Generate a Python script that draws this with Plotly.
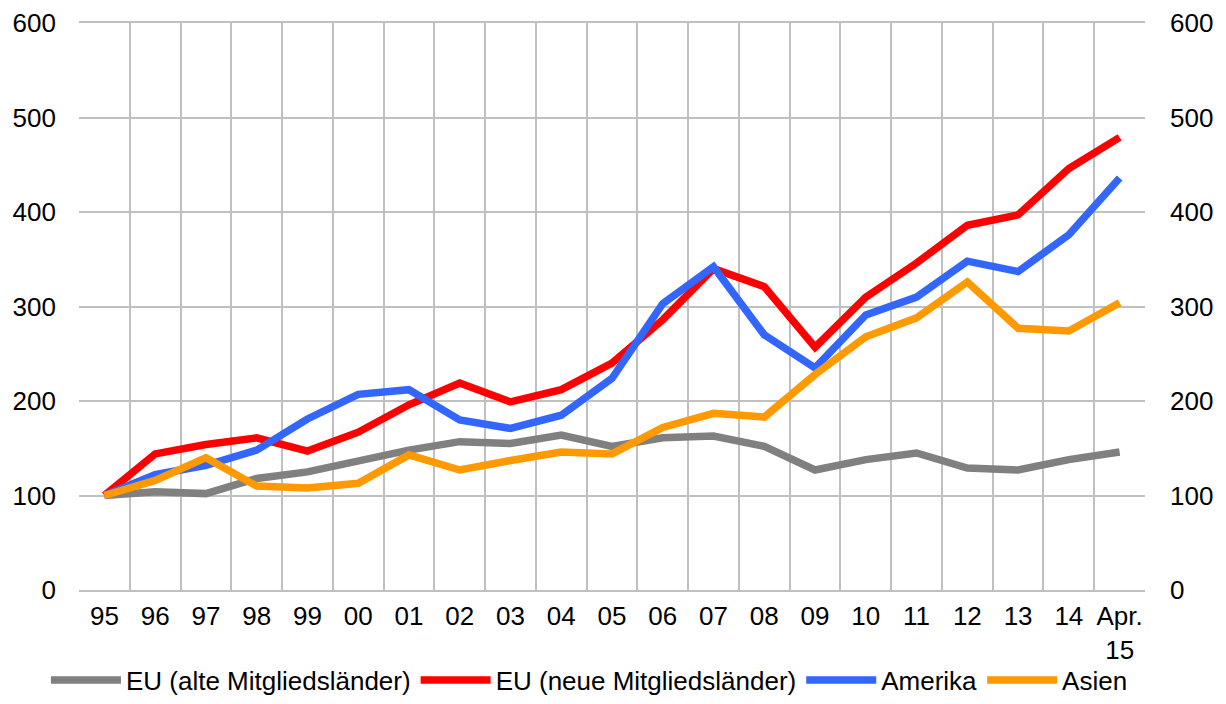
import plotly.graph_objects as go

categories = ["95", "96", "97", "98", "99", "00", "01", "02", "03", "04", "05",
              "06", "07", "08", "09", "10", "11", "12", "13", "14", "Apr.<br>15"]

eu_alt = [100, 104, 102, 118, 125, 137, 148, 157, 155, 164, 152,
          161, 163, 152, 127, 138, 145, 129, 127, 138, 146]
eu_neu = [100, 144, 154, 161, 147, 167, 196, 219, 199, 212, 240,
          286, 340, 321, 257, 310, 346, 386, 397, 446, 479]
amerika = [100, 122, 132, 148, 181, 207, 212, 180, 171, 185, 224,
           303, 342, 270, 235, 291, 310, 348, 337, 376, 436]
asien = [100, 116, 140, 110, 108, 113, 143, 127, 137, 146, 144,
         172, 187, 183, 228, 268, 288, 326, 277, 274, 304]

series = [
    ("EU (alte Mitgliedsländer)", eu_alt, "#808080"),
    ("EU (neue Mitgliedsländer)", eu_neu, "#ff0000"),
    ("Amerika", amerika, "#3366ff"),
    ("Asien", asien, "#ff9900"),
]

y_ticks = [0, 100, 200, 300, 400, 500, 600]

fig = go.Figure()
for name, vals, col in series:
    fig.add_trace(go.Scatter(x=categories, y=vals, name=name, mode="lines",
                             line=dict(color=col, width=7.5)))
# dummy trace for the secondary (right) axis
fig.add_trace(go.Scatter(x=categories, y=eu_alt, yaxis="y2", mode="lines",
                         line=dict(color="rgba(0,0,0,0)", width=0),
                         showlegend=False, hoverinfo="skip"))

font = dict(family="Liberation Sans, Arial, sans-serif", size=26, color="#000000")
grid = "#c0c0c0"

# page body has an 8px default margin, so the figure is shifted by (8, 8)
fig.update_layout(
    width=1210, height=688,
    margin=dict(l=71, r=73, t=15, b=106, autoexpand=False),
    plot_bgcolor="white", paper_bgcolor="white",
    font=font,
    showlegend=True,
    legend=dict(orientation="h", x=-0.031, xanchor="left", y=-0.159, yanchor="middle",
                font=font, traceorder="normal", itemwidth=70,
                bgcolor="rgba(0,0,0,0)"),
    xaxis=dict(type="category", range=[-0.5, 20.5], tickson="boundaries",
               showgrid=True, gridcolor=grid, gridwidth=2,
               showline=True, linecolor=grid, linewidth=2, mirror=True,
               ticks="", tickangle=0, ticklabelstandoff=2, tickfont=font,
               automargin=False),
    yaxis=dict(range=[0, 600], tickvals=y_ticks, showgrid=True, gridcolor=grid,
               gridwidth=2, zeroline=False, showline=False, ticks="",
               ticklabelstandoff=22, tickfont=font, automargin=False),
    yaxis2=dict(range=[0, 600], tickvals=y_ticks, overlaying="y", side="right",
                showgrid=False, zeroline=False, showline=False, ticks="",
                ticklabelstandoff=24, tickfont=font, automargin=False),
)

fig.write_html("out.html")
________________
_Work to complete_.
Transcribe the listing above verbatim. Omit the pictures.

_In response_.
Generate a Python script that draws this with Plotly.
import plotly.graph_objects as go

categories = ["95", "96", "97", "98", "99", "00", "01", "02", "03", "04", "05",
              "06", "07", "08", "09", "10", "11", "12", "13", "14", "Apr.<br>15"]

eu_alt = [100, 104, 102, 118, 125, 137, 148, 157, 155, 164, 152,
          161, 163, 152, 127, 138, 145, 129, 127, 138, 146]
eu_neu = [100, 144, 154, 161, 147, 167, 196, 219, 199, 212, 240,
          286, 340, 321, 257, 310, 346, 386, 397, 446, 479]
amerika = [100, 122, 132, 148, 181, 207, 212, 180, 171, 185, 224,
           303, 342, 270, 235, 291, 310, 348, 337, 376, 436]
asien = [100, 116, 140, 110, 108, 113, 143, 127, 137, 146, 144,
         172, 187, 183, 228, 268, 288, 326, 277, 274, 304]

series = [
    ("EU (alte Mitgliedsländer)", eu_alt, "#808080"),
    ("EU (neue Mitgliedsländer)", eu_neu, "#ff0000"),
    ("Amerika", amerika, "#3366ff"),
    ("Asien", asien, "#ff9900"),
]

y_ticks = [0, 100, 200, 300, 400, 500, 600]

fig = go.Figure()
for name, vals, col in series:
    fig.add_trace(go.Scatter(x=categories, y=vals, name=name, mode="lines",
                             line=dict(color=col, width=7.5)))
# dummy trace for the secondary (right) axis
fig.add_trace(go.Scatter(x=categories, y=eu_alt, yaxis="y2", mode="lines",
                         line=dict(color="rgba(0,0,0,0)", width=0),
                         showlegend=False, hoverinfo="skip"))

font = dict(family="Liberation Sans, Arial, sans-serif", size=26, color="#000000")
grid = "#c0c0c0"

# page body has an 8px default margin, so the figure is shifted by (8, 8)
fig.update_layout(
    width=1210, height=688,
    margin=dict(l=71, r=73, t=15, b=106, autoexpand=False),
    plot_bgcolor="white", paper_bgcolor="white",
    font=font,
    showlegend=True,
    legend=dict(orientation="h", x=-0.031, xanchor="left", y=-0.159, yanchor="middle",
                font=font, traceorder="normal", itemwidth=70,
                bgcolor="rgba(0,0,0,0)"),
    xaxis=dict(type="category", range=[-0.5, 20.5], tickson="boundaries",
               showgrid=True, gridcolor=grid, gridwidth=2,
               showline=True, linecolor=grid, linewidth=2, mirror=True,
               ticks="", tickangle=0, ticklabelstandoff=2, tickfont=font,
               automargin=False),
    yaxis=dict(range=[0, 600], tickvals=y_ticks, showgrid=True, gridcolor=grid,
               gridwidth=2, zeroline=False, showline=False, ticks="",
               ticklabelstandoff=22, tickfont=font, automargin=False),
    yaxis2=dict(range=[0, 600], tickvals=y_ticks, overlaying="y", side="right",
                showgrid=False, zeroline=False, showline=False, ticks="",
                ticklabelstandoff=24, tickfont=font, automargin=False),
)

fig.write_html("out.html")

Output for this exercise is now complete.